US dollar highest since March 2009

EUR/USD is facing pressure ahead of the European Central Bank meeting tomorrow, and GBP/USD is trading sideways on the run up to the autumn statement.

US dollar notes
Source: Bloomberg

Euro supported by $1.24

The EUR/USD pair has dropped to its lowest level in over a week, as the US dollar takes advantage of its safe haven status. The US dollar basket rose to its highest level since March 2009 as a crumbling ruble and an ever-uncertain Japan saw funds flow in to the greenback. The weakness in the euro isn’t solely down to US dollar strength, however, as just over a day away from the ECB meeting the chatter about full-blown quantitative easing is on the rise. Some traders remain sceptical over whether Mario Draghi will go down that route as he has a history of suggesting easing plans, but only embarks on it when he feels he absolutely needs to act.

Today’s services PMI data from the eurozone may provide us with a clue as to what we could be in store for tomorrow, but I suspect only particularly poor numbers would spark a fresh wave of selling the EUR/USD pair. As Alastair McCaig stated, Germany is a major opponent of QE and the powerhouse of Europe tends to get its way.

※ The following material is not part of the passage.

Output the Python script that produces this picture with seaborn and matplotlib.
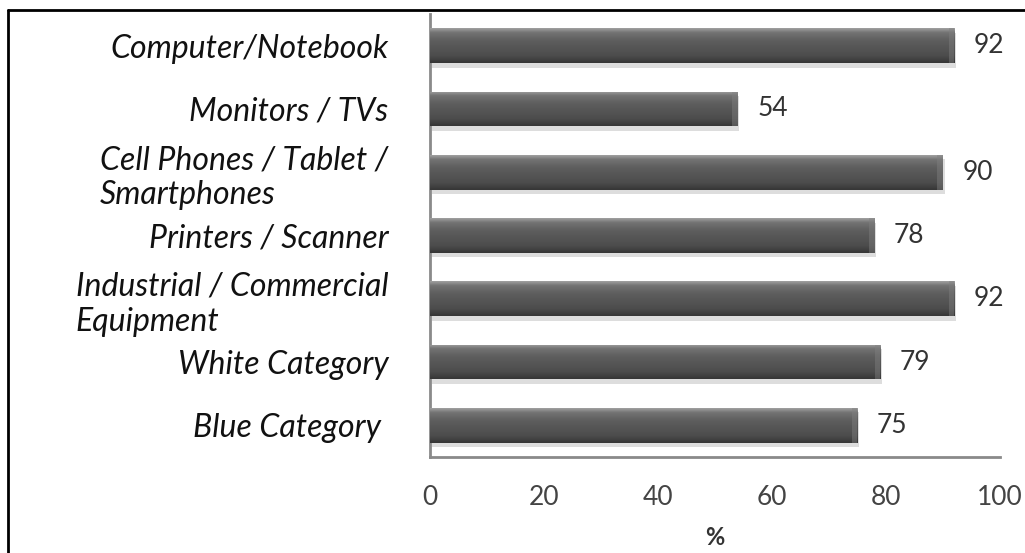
import numpy as np
import pandas as pd
import matplotlib
matplotlib.use('Agg')
import matplotlib.pyplot as plt
from matplotlib.lines import Line2D
from matplotlib.colors import LinearSegmentedColormap
import seaborn as sns

# ========================================
# Данные
# ========================================
categories = [
    'Computer/Notebook',
    'Monitors / TVs',
    'Cell Phones / Tablet /\nSmartphones',
    'Printers / Scanner',
    'Industrial / Commercial\nEquipment',
    'White Category',
    'Blue Category ',
]
values = [92, 54, 90, 78, 92, 79, 75]
x_ticks = [0, 20, 40, 60, 80, 100]
x_label = '%'

df = pd.DataFrame({'category': categories, 'value': values})

# ========================================
# Стиль
# ========================================
sns.set_theme(style='white')
plt.rcParams['font.family'] = ['Lato', 'DejaVu Sans']

fig = plt.figure(figsize=(10.25, 5.53), dpi=100)
ax = fig.add_axes([0.4195, 0.1736, 0.556, 0.801])

sns.barplot(data=df, x='value', y='category', orient='h', color='#555555',
            width=0.55, ax=ax, saturation=1, edgecolor='none')

# Градиент на барах (псевдо-3D)
grad = LinearSegmentedColormap.from_list('bar3d', [
    (0.0, '#a0a0a0'), (0.12, '#737373'), (0.35, '#5e5e5e'),
    (0.8, '#4c4c4c'), (1.0, '#363636')])
gradient = np.linspace(0, 1, 64).reshape(-1, 1)
for p in ax.patches:
    x0, y0 = p.get_x(), p.get_y()
    w, h = p.get_width(), p.get_height()
    # тень
    ax.add_patch(plt.Rectangle((x0 + 0.3, y0 + 0.07), w, h, color='#dddddd',
                               zorder=1.5, lw=0))
    im = ax.imshow(gradient, extent=[x0, x0 + w, y0 + h, y0], cmap=grad,
                   aspect='auto', zorder=3, interpolation='bicubic')
    im.set_clip_path(p)
    # фаска справа
    ax.add_patch(plt.Rectangle((x0 + w - 1.0, y0), 1.0, h, color='#808080',
                               alpha=0.45, zorder=3.5, lw=0))
    p.set_zorder(2)

ax.set_xlim(0, 100)
ax.set_ylim(6.5, -0.5)
ax.set_xticks(x_ticks)

# Подписи значений
ax.bar_label(ax.containers[0], labels=[str(v) for v in values], padding=14,
             fontsize=19, color='#333333')

# Оси
for side in ['top', 'right']:
    ax.spines[side].set_visible(False)
for side in ['left', 'bottom']:
    ax.spines[side].set_color('#8a8a8a')
    ax.spines[side].set_linewidth(2)

ax.tick_params(axis='y', length=0, pad=30, labelsize=23, labelcolor='#111111')
ax.tick_params(axis='x', length=0, pad=20, labelsize=19, labelcolor='#444444')
for lbl in ax.get_yticklabels():
    lbl.set_fontstyle('italic')
    lbl.set_multialignment('left')
    lbl.set_linespacing(1.2)

ax.set_ylabel('')
ax.set_xlabel(x_label, fontsize=17, fontweight='bold', color='#333333',
              labelpad=12)

# Рамка вокруг рисунка
fig.add_artist(Line2D([8 / 1025, 1], [1 - 10 / 553, 1 - 10 / 553],
                      color='black', lw=2, transform=fig.transFigure))
fig.add_artist(Line2D([8 / 1025, 8 / 1025], [0, 1 - 10 / 553],
                      color='black', lw=2, transform=fig.transFigure))

fig.savefig('out.png', dpi=100)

The old support level of $1.24 has now become resistance, and only when we take out the recent low of $1.2359 will $1.23 become the downside target.

Sterling flat ahead of autumn statement

The GBP/USD pair saw most of its price action overnight within the $1.5640-$1.5650 region, and, even though the autumn statement is unlikely to send sterling into a frenzy, traders remain hesitant ahead of the 12.30pm (London time) announcement. We have already heard about cash injections for the NHS and funding for flood defences, and there is the possibility of pension reform and changes to inheritance tax. Currency traders will be interested in any guidance for UK growth. The current estimate for growth next year is 2.3% and George Osborne is expected to increase the forecast to 2.5%. Guidance that deviates far from this estimate would add volatility to GBP/USD.

The US will announce the Beige Book at 7pm (London time). The report will provide traders with an update on the US economy which is much needed, as Janet Yellen conveniently failed to mention anything about monetary policy in her speech in New York yesterday.

As Alastair McCaig stated, $1.56 is a support level for GBP/USD and, since Mr Osborne is facing re-election next year, I foresee his commentary being on the positive side. This could push GBP/USD to the $1.57 region which coincides with the 200-hour moving average.